Factor Credit limit increase New credit card
Inquiry Often soft — depends on the issuer Always a hard inquiry
New account on your report No Yes — lowers your average account age
Available credit added Modest: typically 10–25% of one card’s limit Potentially large — a whole new limit
Approval odds Generally better — the issuer already knows you Depends on your full profile
Speed Often instant; sometimes 1–2 business days Instant decision, then days to receive the card
Extras None Welcome bonus, new rewards categories, intro APR

The rough rule: if you need a few thousand dollars of headroom to fix a utilization problem, raise the limit. It’s faster, cheaper, and it leaves your account age alone. If you need a much larger amount of available credit — or you want a welcome bonus and better rewards — a new card does more, and the inquiry is the price of admission. Our 2026 credit card strategy guide covers when that trade is worth making.

Context for both decisions: U.S. credit card balances now sit around $1.25 trillion, and average APRs hover near 21%. Available credit is not money. A higher limit only helps you if it stays unused.

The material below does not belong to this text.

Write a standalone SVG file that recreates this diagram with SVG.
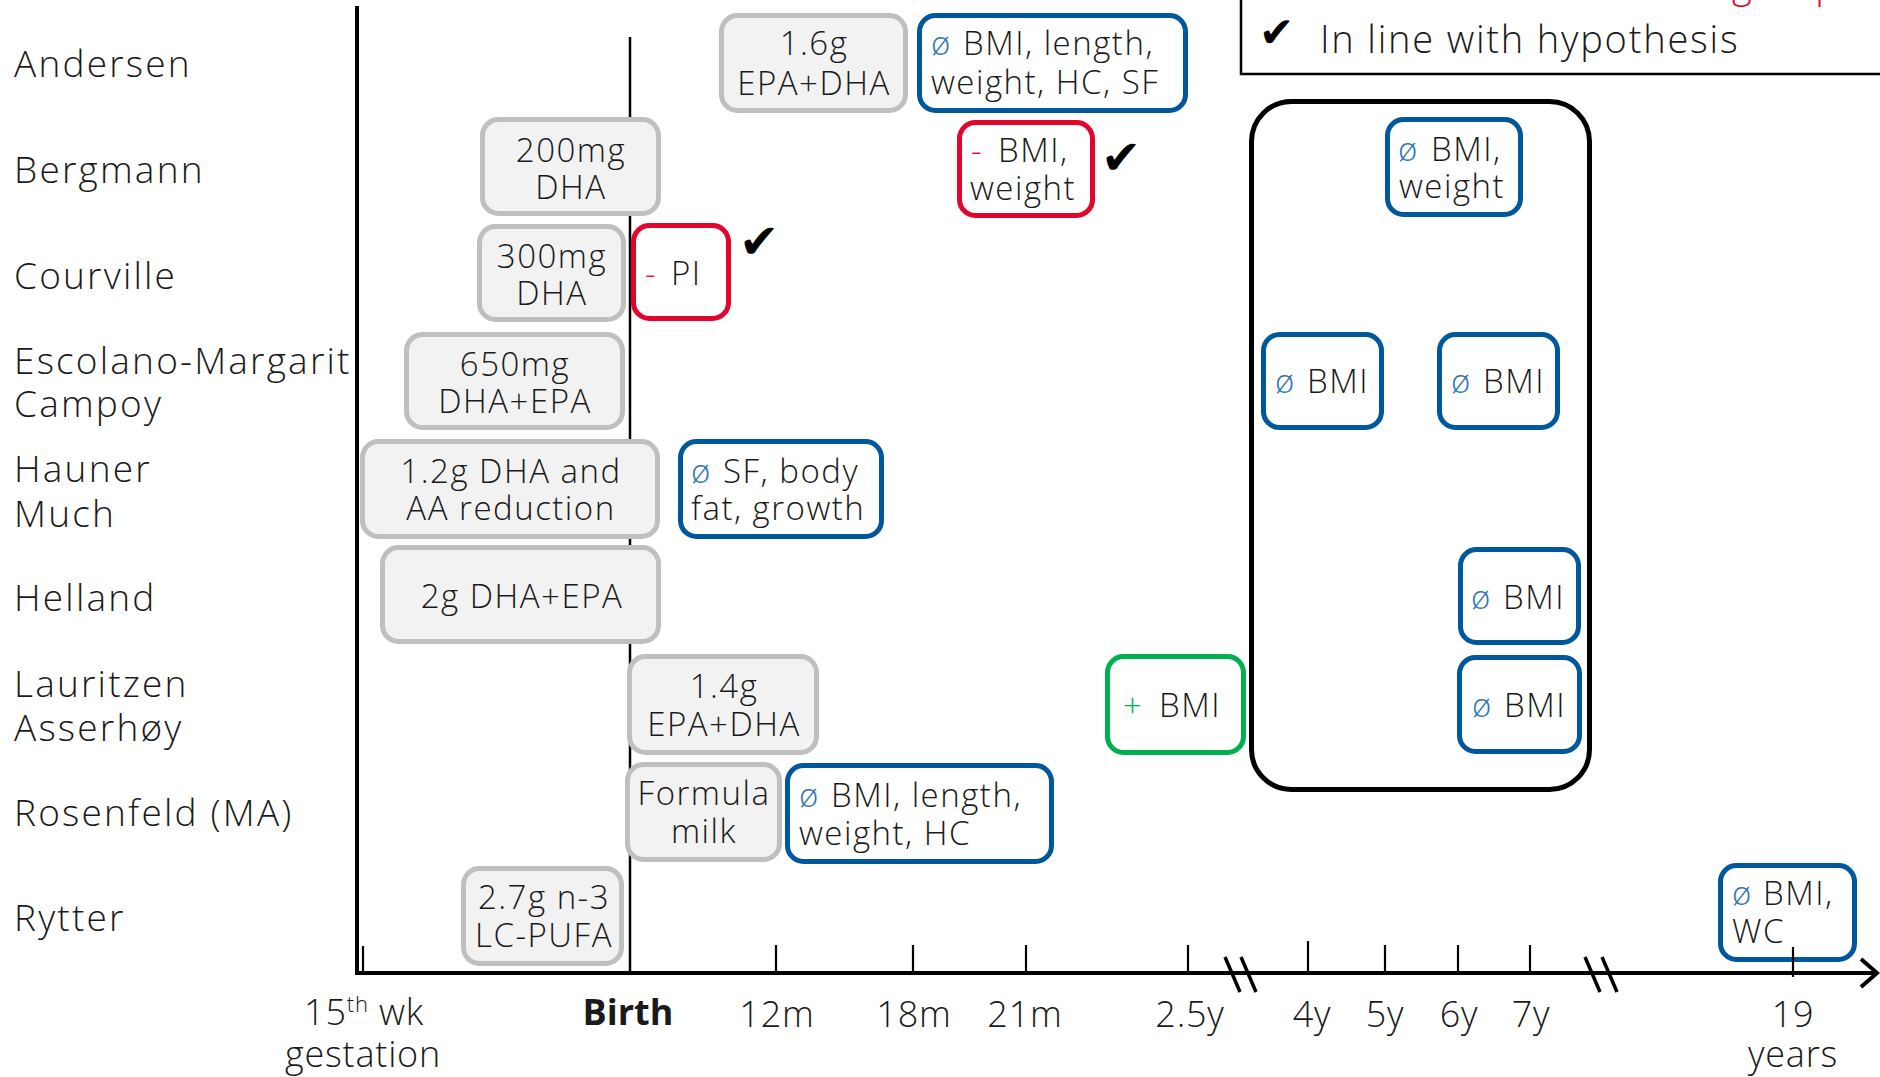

8. Frequently Asked Questions

Does requesting a credit limit increase hurt your credit score?
Only if your issuer runs a hard inquiry. A soft inquiry has no effect on your score whatsoever. A hard inquiry typically costs about 5–10 points (FICO says often fewer than five), affects your score for up to a year, and stays on your report for two. If the request is approved, the resulting drop in utilization usually outweighs the dip.
Which issuers use a soft pull for a credit limit increase?
Capital One states it uses soft inquiries for credit limit increase requests. Discover, Citi, and Bank of America are commonly reported as soft, though none of them guarantees it publicly. Chase, American Express, Wells Fargo, and most store cards may run a hard pull. Policies vary by card, by how much you request, and over time — confirm with your issuer.
How can I get a credit limit increase without a hard inquiry?
Three ways. Ask an issuer that soft-pulls. Call first and ask whether the request will be a hard or soft inquiry, then decline to proceed if the answer is hard. Or don’t request at all — qualify for an automatic increase, which is always reviewed with a soft pull or none.
How much of an increase should I ask for?
Roughly 10% to 25% above your current limit. Strong profiles sometimes get 25–50%. Large, unsupported requests get denied, and a denial typically means waiting about six months before trying again.
How many points will a credit limit increase raise my score?
Commonly 10 to 25 points within one reporting cycle, if your balance stays the same. That figure is typical, not guaranteed — the actual gain depends on how much your utilization falls, what your other balances look like, and the scoring model in use. If you spend into the new limit, the gain disappears.
How often can I request a credit limit increase?
As often as you like, technically. In practice, most issuers want about six months between requests, and frequent asks are a red flag. Space them out.
What income should I report when asking?
Your total gross annual income — salary, bonuses, tips, self-employment income, retirement distributions, and investment income. If you’re 21 or older, you may also include income you have a reasonable expectation of access to, such as a spouse’s. Report it accurately: this is a credit application, and inflating income on one is fraud. If your income has risen, update it with your issuer regardless.
Why was my credit limit increase denied, and when can I reapply?
The usual reasons are insufficient income relative to your debts, a short account history, recent hard inquiries, high utilization, or a late payment. Your issuer must send an adverse action notice giving the specific reasons, or telling you how to obtain them. Fix the named factor, then reapply after about six months.
Do automatic credit limit increases affect my credit?
Not negatively. Issuer-initiated increases are reviewed with a soft pull or no pull, so there’s no inquiry and no dip — just more available credit and lower utilization.
Can I decline a credit limit increase?
Usually. Many issuers, including Capital One, let you request a lower limit or opt out of an increase. Just understand the tradeoff: a smaller limit means higher utilization on the same balance, which can cost you points. Decline only if the extra headroom would genuinely tempt you into spending it.
Is it better to raise my limit or open a new credit card?
Raise the limit if you need modest headroom and want to protect your average account age and avoid a hard inquiry. Open a new card if you need substantially more available credit or want a welcome bonus, and you can absorb the inquiry and the new account. Limit increases are generally the easier approval.

This article is for educational and informational purposes only and is not financial advice. Credit card issuer policies — including whether a credit limit increase triggers a hard or soft inquiry — vary by card, change without notice, and are often unpublished. Confirm directly with your issuer before requesting. Credit scoring models differ and individual results vary.